Latino Immigrants in New Receiving Areas

Awarded Fellows
Project Date:
Award Amount:
$149,937
Summary

At the turn of the 21st century, Latinos in the United States have become a multi-generational immigrant population, with a majority of first-generation immigrant adults, increasing diversity of national origins, and growing geographic dispersion. A new Latino National Survey (LNS) is currently being developed to gain a better understanding of today’s Latino Americans. One of the realities of Latino immigration today is that it is no longer a phenomenon confined to a select few states in the Southwest.

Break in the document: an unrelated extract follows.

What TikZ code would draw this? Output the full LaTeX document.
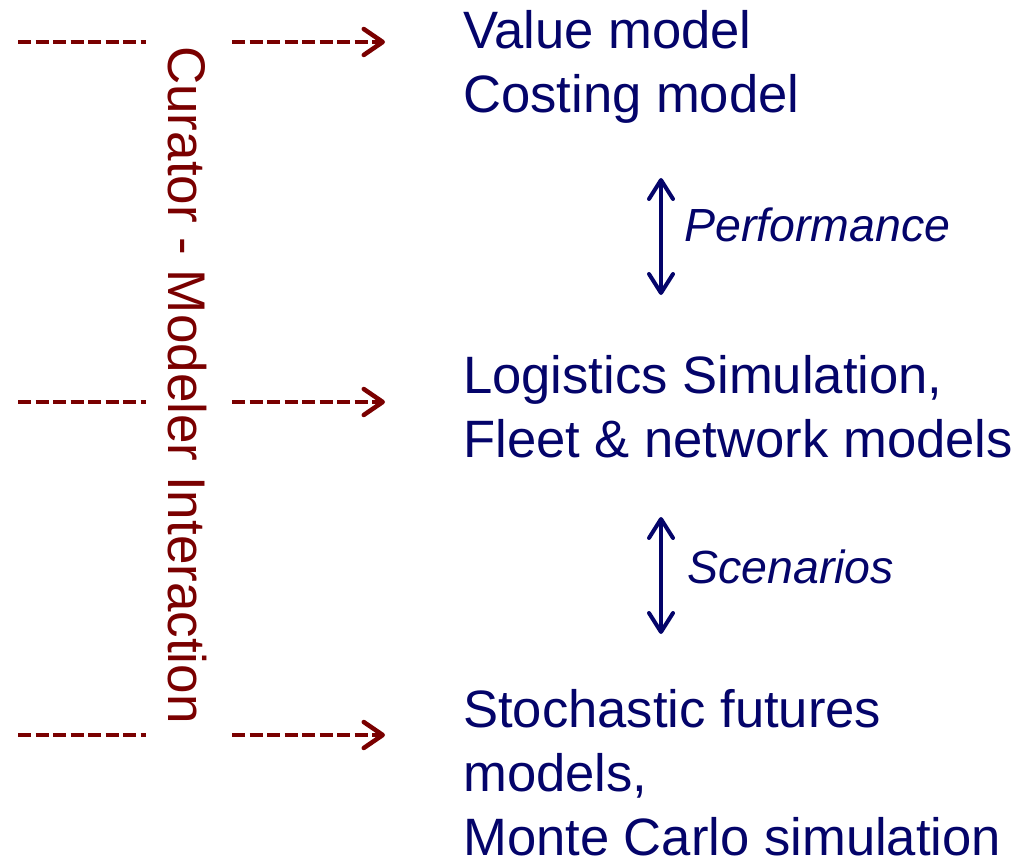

Latino communities are emerging all over America, and their experiences are far different than the better-established, more heavily concentrated Latino communities in states like New Mexico and California.

 

With support from the Foundation, Rodney Hero and Michael Jones-Correa will complement the new LNS with a survey of Latinos in low-density states that will allow researchers to better study small, emerging Latino communities. They will survey 1600 Latinos in Georgia, Nevada, North Carolina, and Arkansas to document patterns in the social and political incorporation of Latinos in new immigrant receiving areas in the United States, as well as their experience with discrimination. This will allow for comparisons between the social and political evolution of life in older Latino communities versus newer places of residence, and between areas of high Latino concentration and areas of low Latino density.